▸ **Job**:
Search the records for the word "matplotlib" and pick out every line that has it.

-- START --

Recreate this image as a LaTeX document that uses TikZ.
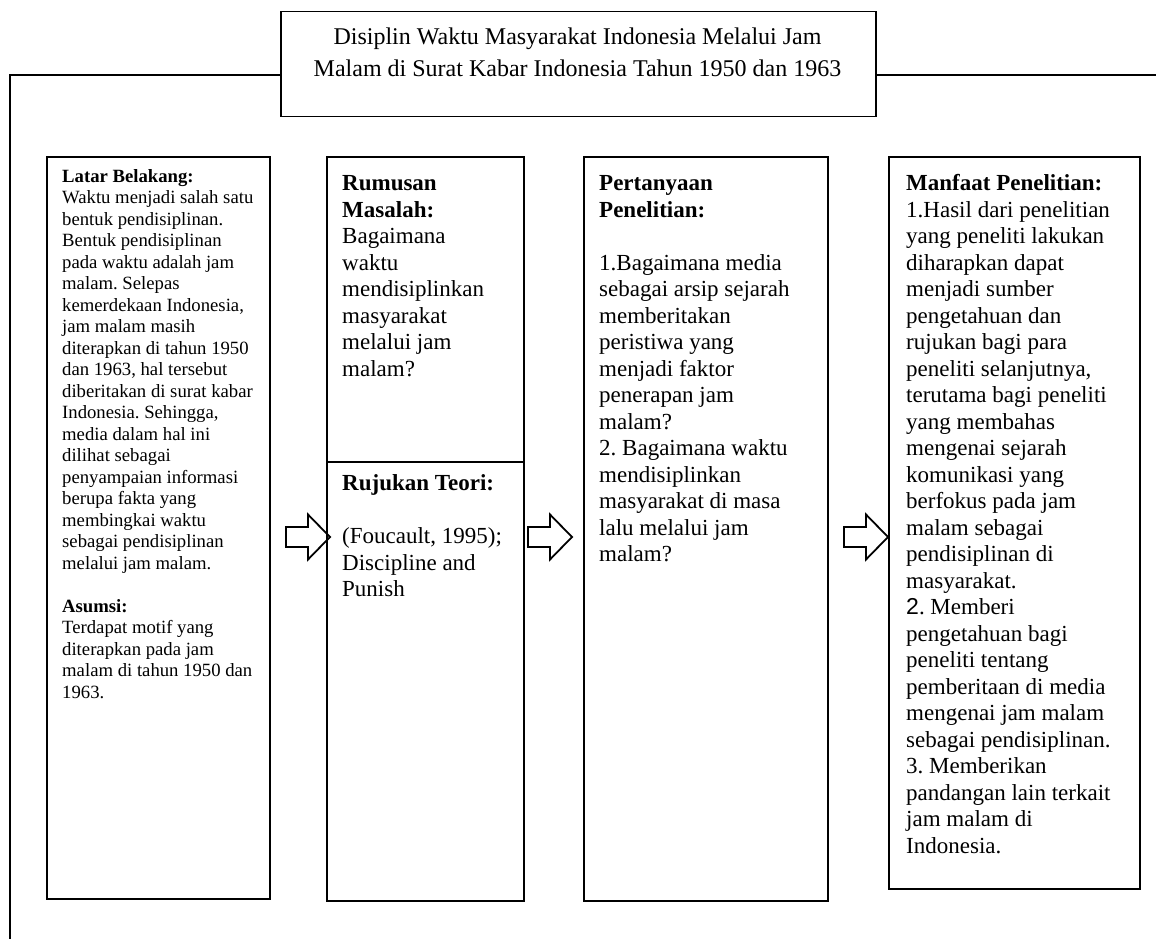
\documentclass[tikz,border=0pt]{standalone}
\usepackage{fontspec}
\setmainfont{Liberation Serif}
\newfontfamily\sansnum{Liberation Sans}
\frenchspacing
\begin{document}
\begin{tikzpicture}[x=1pt,y=-1pt,
  box/.style={draw, line width=2pt, rectangle, inner sep=0pt, anchor=north west},
  txt/.style={anchor=base west, inner sep=0pt, align=left, font=\fontsize{23}{26.5}\selectfont},
  smalltxt/.style={anchor=base west, inner sep=0pt, align=left, font=\fontsize{18.7}{21.5}\selectfont},
  titletxt/.style={anchor=base, inner sep=0pt, align=center, font=\fontsize{24}{31.7}\selectfont},
  frameline/.style={line width=2.3pt},
  barrow/.pic={\draw[line width=1.8pt, line join=miter] (-44,-10) -- (-22,-10) -- (-22,-22.5) -- (0,0) -- (-22,22.5) -- (-22,10) -- (-44,10) -- cycle;}
]
\useasboundingbox (0,0) rectangle (1156,939);
\fill[white] (0,0) rectangle (1156,939);

% title
\node[box, line width=1.5pt, minimum width=595pt, minimum height=105pt] (title) at (280,11) {};
\node[titletxt] (titletext) at (577.5,76.7) {Disiplin Waktu Masyarakat Indonesia Melalui Jam\\Malam di Surat Kabar Indonesia Tahun 1950 dan 1963};

% frame
\coordinate (fl) at (10,75);
\coordinate (fbl) at (10,939);
\coordinate (fr) at (1156,75);
\draw[frameline] (title.west |- fl) -- (fl) -- (fbl);
\draw[frameline] (title.east |- fr) -- (fr);

% boxes
\node[box, minimum width=223pt, minimum height=742pt] (b1) at (46,156) {};
\node[box, minimum width=197pt, minimum height=305pt] (b2a) at (326,156) {};
\node[box, minimum width=197pt, minimum height=439pt] (b2b) at (326,461) {};
\node[box, minimum width=244pt, minimum height=744pt] (b3) at (583,156) {};
\node[box, minimum width=251pt, minimum height=732pt] (b4) at (888,156) {};

% texts (anchor = baseline of the last line)
\node[smalltxt] (t1) at (62,698) {\textbf{Latar Belakang:}\\
Waktu menjadi salah satu\\
bentuk pendisiplinan.\\
Bentuk pendisiplinan\\
pada waktu adalah jam\\
malam. Selepas\\
kemerdekaan Indonesia,\\
jam malam masih\\
diterapkan di tahun 1950\\
dan 1963, hal tersebut\\
diberitakan di surat kabar\\
Indonesia. Sehingga,\\
media dalam hal ini\\
dilihat sebagai\\
penyampaian informasi\\
berupa fakta yang\\
membingkai waktu\\
sebagai pendisiplinan\\
melalui jam malam.\\[21.5pt]
\textbf{Asumsi:}\\
Terdapat motif yang\\
diterapkan pada jam\\
malam di tahun 1950 dan\\
1963.};

\node[txt] (t2a) at (342,376) {\textbf{Rumusan}\\
\textbf{Masalah:}\\
Bagaimana\\
waktu\\
mendisiplinkan\\
masyarakat\\
melalui jam\\
malam?};

\node[txt] (t2b) at (342,596.7) {\textbf{Rujukan Teori:}\\[26.5pt]
(Foucault, 1995);\\
Discipline and\\
Punish};

\node[txt] (t3) at (599,561.5) {\textbf{Pertanyaan}\\
\textbf{Penelitian:}\\[26.5pt]
1.Bagaimana media\\
sebagai arsip sejarah\\
memberitakan\\
peristiwa yang\\
menjadi faktor\\
penerapan jam\\
malam?\\
2. Bagaimana waktu\\
mendisiplinkan\\
masyarakat di masa\\
lalu melalui jam\\
malam?};

\node[txt] (t4) at (906,853.2) {\textbf{Manfaat Penelitian:}\\
1.Hasil dari penelitian\\
yang peneliti lakukan\\
diharapkan dapat\\
menjadi sumber\\
pengetahuan dan\\
rujukan bagi para\\
peneliti selanjutnya,\\
terutama bagi peneliti\\
yang membahas\\
mengenai sejarah\\
komunikasi yang\\
berfokus pada jam\\
malam sebagai\\
pendisiplinan di\\
masyarakat.\\
{\sansnum 2}. Memberi\\
pengetahuan bagi\\
peneliti tentang\\
pemberitaan di media\\
mengenai jam malam\\
sebagai pendisiplinan.\\
3. Memberikan\\
pandangan lain terkait\\
jam malam di\\
Indonesia.};

% block arrows
\coordinate (a1) at (330,537);
\coordinate (a2) at (572,537);
\coordinate (a3) at (888,537);
\pic at (a1) {barrow};
\pic at (a2) {barrow};
\pic at (a3) {barrow};
\end{tikzpicture}
\end{document}
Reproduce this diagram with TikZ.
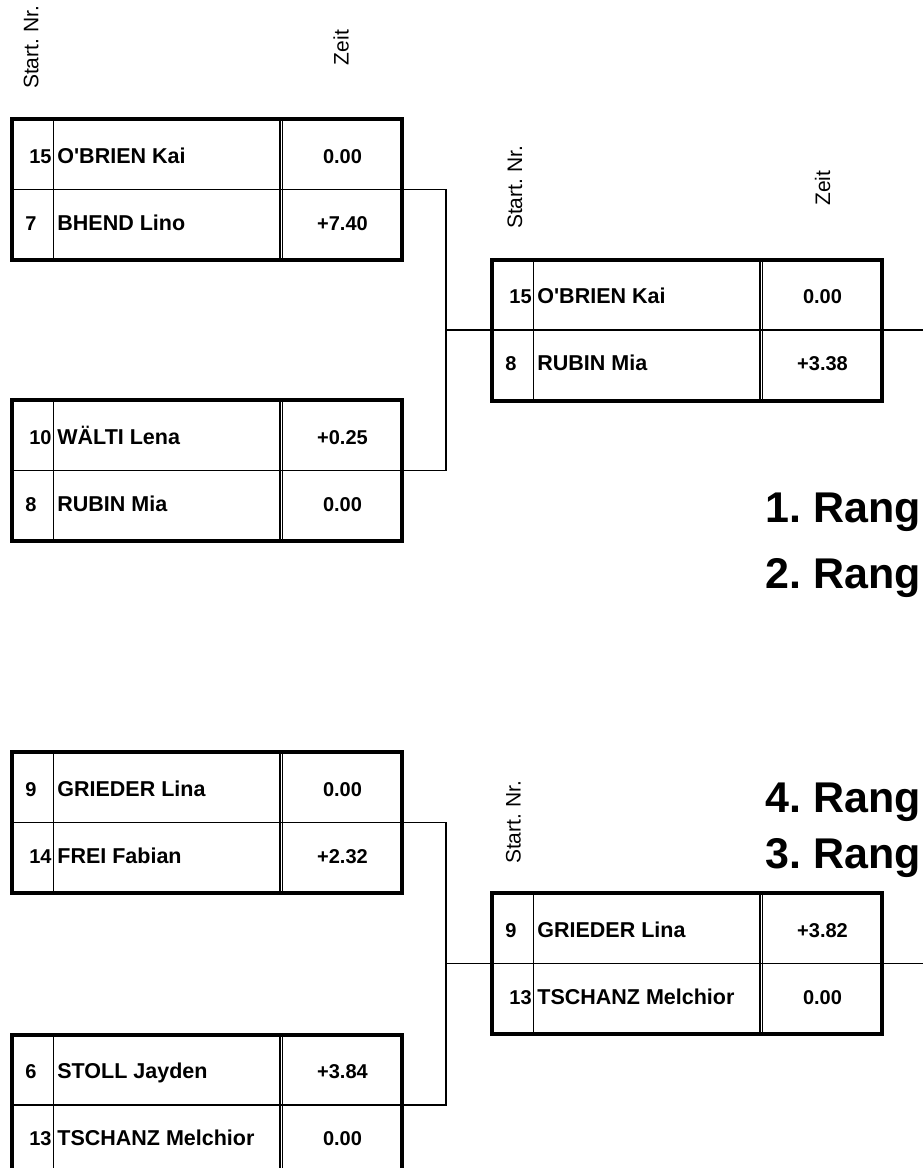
\documentclass[tikz,border=0pt]{standalone}
\usepackage{fontspec}
\setmainfont{Liberation Sans}
\usetikzlibrary{calc}
\frenchspacing

\tikzset{
  tablebox/.style={draw, line width=2pt, minimum width=195pt, minimum height=70.5pt, inner sep=0pt, outer sep=0pt, anchor=north west},
  rule/.style={line width=0.65pt},
  nr/.style={font=\fontsize{10}{12}\bfseries, anchor=base, inner sep=0pt},
  who/.style={font=\fontsize{10.75}{12}\bfseries, anchor=base west, inner sep=0pt},
  zeit/.style={font=\fontsize{10}{12}\bfseries, anchor=base, inner sep=0pt},
  head/.style={font=\fontsize{10.5}{12}\selectfont, rotate=90, anchor=base, inner sep=0pt},
  rang/.style={font=\fontsize{21.5}{24}\bfseries, anchor=base east, inner sep=0pt}
}

% one pairing: node name, top left corner, then the two rows (nr, name, time)
\newcommand\duel[8]{%
  \begin{scope}[shift={#2}]
    \node[tablebox] (#1) at (0,0) {};
    \draw[rule] (#1.west) -- (#1.east);
    \draw[rule] (42,0) -- (42,141);
    \draw[rule] (268.5,0) -- (268.5,141) (271,0) -- (271,141);
    \ifnum#3>9 \def\nrx{29}\else\def\nrx{19.5}\fi
    \node[nr] (#1n1) at (\nrx,44) {#3};
    \node[who] (#1p1) at (45.5,44) {#4};
    \node[zeit] (#1z1) at (331,44) {#5};
    \ifnum#6>9 \def\nrx{29}\else\def\nrx{19.5}\fi
    \node[nr] (#1n2) at (\nrx,111) {#6};
    \node[who] (#1p2) at (45.5,111) {#7};
    \node[zeit] (#1z2) at (331,111) {#8};
  \end{scope}}

\begin{document}
\begin{tikzpicture}[x=0.5pt, y=-0.5pt]
\clip (0,0) rectangle (923,1168);

% upper half
\duel{hf1}{(11.5,119)}{15}{O\textquotesingle BRIEN Kai}{0.00}{7}{BHEND Lino}{+7.40}
\duel{hf2}{(11.5,400)}{10}{WÄLTI Lena}{+0.25}{8}{RUBIN Mia}{0.00}
\duel{final}{(491.5,259.5)}{15}{O\textquotesingle BRIEN Kai}{0.00}{8}{RUBIN Mia}{+3.38}

\node[head] (hf1nr) at ($(hf1.north west)+(27,-71.5)$) {Start. Nr.};
\node[head] (hf1zt) at ($(hf1.north west)+(337,-71.5)$) {Zeit};
\node[head] (finalnr) at ($(final.north west)+(30.5,-72)$) {Start. Nr.};
\node[head] (finalzt) at ($(final.north west)+(338.5,-71.5)$) {Zeit};

\coordinate (j1) at (446,330);
\coordinate (out1) at (923,330);
\draw[rule] (hf1.east) -| (j1) |- (hf2.east);
\draw[rule] (j1) -- (final.west);
\draw[rule] (final.east) -- (out1);

\node[rang] (r1) at (921,522) {1. Rang};
\node[rang] (r2) at (921,588) {2. Rang};

% lower half
\duel{hf3}{(11.5,752)}{9}{GRIEDER Lina}{0.00}{14}{FREI Fabian}{+2.32}
\duel{hf4}{(11.5,1034.5)}{6}{STOLL Jayden}{+3.84}{13}{TSCHANZ Melchior}{0.00}
\duel{kfinal}{(491.5,893)}{9}{GRIEDER Lina}{+3.82}{13}{TSCHANZ Melchior}{0.00}

\node[head] (kfinalnr) at ($(kfinal.north west)+(29,-70.5)$) {Start. Nr.};

\coordinate (j2) at (446,963.5);
\coordinate (out2) at (923,963.5);
\draw[rule] (hf3.east) -| (j2) |- (hf4.east);
\draw[rule] (j2) -- (kfinal.west);
\draw[rule] (kfinal.east) -- (out2);

\node[rang] (r4) at (921,812) {4. Rang};
\node[rang] (r3) at (921,868) {3. Rang};
\end{tikzpicture}
\end{document}
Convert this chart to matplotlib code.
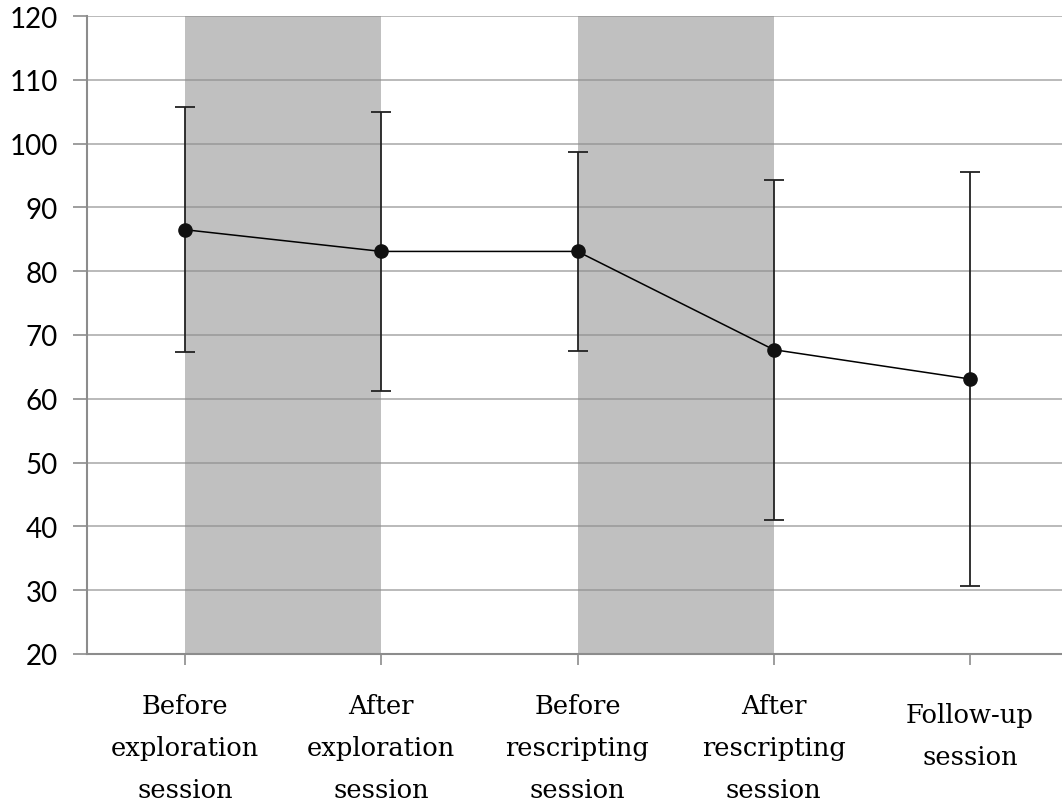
import matplotlib.pyplot as plt
import numpy as np

# data
labels = ['Before\nexploration\nsession', 'After\nexploration\nsession',
          'Before\nrescripting\nsession', 'After\nrescripting\nsession',
          'Follow-up\nsession']
means = [86.5, 83.1, 83.1, 67.7, 63.1]
upper = [105.7, 105.0, 98.7, 94.3, 95.5]
lower = [67.3, 61.3, 67.5, 41.0, 30.7]
bands = [(0, 1), (2, 3)]   # shaded session spans (category index)

x = np.arange(len(means))
err = [np.array(means) - np.array(lower), np.array(upper) - np.array(means)]

fig = plt.figure(figsize=(10.62, 8.03), dpi=100)
# axes runs a little past the right edge, like the original
ax = fig.add_axes([87/1062, 148/803, 981/1062, 638/803])

for a, b in bands:
    ax.fill_between([a, b], 20, 120, color='#c0c0c0', lw=0, zorder=0)

ax.set_ylim(20, 120)
ax.set_xlim(-0.5, 4.5)
ax.set_yticks(range(20, 121, 10))
ax.grid(axis='y', color='#8c8c8c', lw=1.2, alpha=0.7, zorder=1)
ax.set_axisbelow(False)

ax.errorbar(x, means, yerr=err, fmt='none', ecolor='#222222', elinewidth=1.3,
            capsize=7.5, capthick=1.3, zorder=3)
ax.plot(x, means, color='black', lw=1.1, marker='o', markersize=9.5,
        markerfacecolor='#111111', markeredgecolor='#111111', zorder=4)

for s in ['top', 'right']:
    ax.spines[s].set_visible(False)
for s in ['left', 'bottom']:
    ax.spines[s].set_color('#8c8c8c')
    ax.spines[s].set_linewidth(1.5)

ax.tick_params(axis='y', length=10, color='#8c8c8c', width=1.2, labelsize=20, pad=11)
ax.tick_params(axis='x', length=8, color='#8c8c8c', width=1.2)
ax.set_xticks(x)
ax.set_xticklabels([])
for t in ax.get_yticklabels():
    t.set_family('Lato')

# category labels under each tick
for xi, lab in zip(x, labels):
    yc = -0.146 if lab.count('\n') == 2 else -0.128
    ax.text(xi, yc, lab, transform=ax.get_xaxis_transform(), ha='center',
            va='center', fontsize=18.5, family='DejaVu Serif', linespacing=1.85)

fig.savefig('out.png', dpi=100)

-- END --

▸ **Result**:
Convert this chart to matplotlib code.
import matplotlib.pyplot as plt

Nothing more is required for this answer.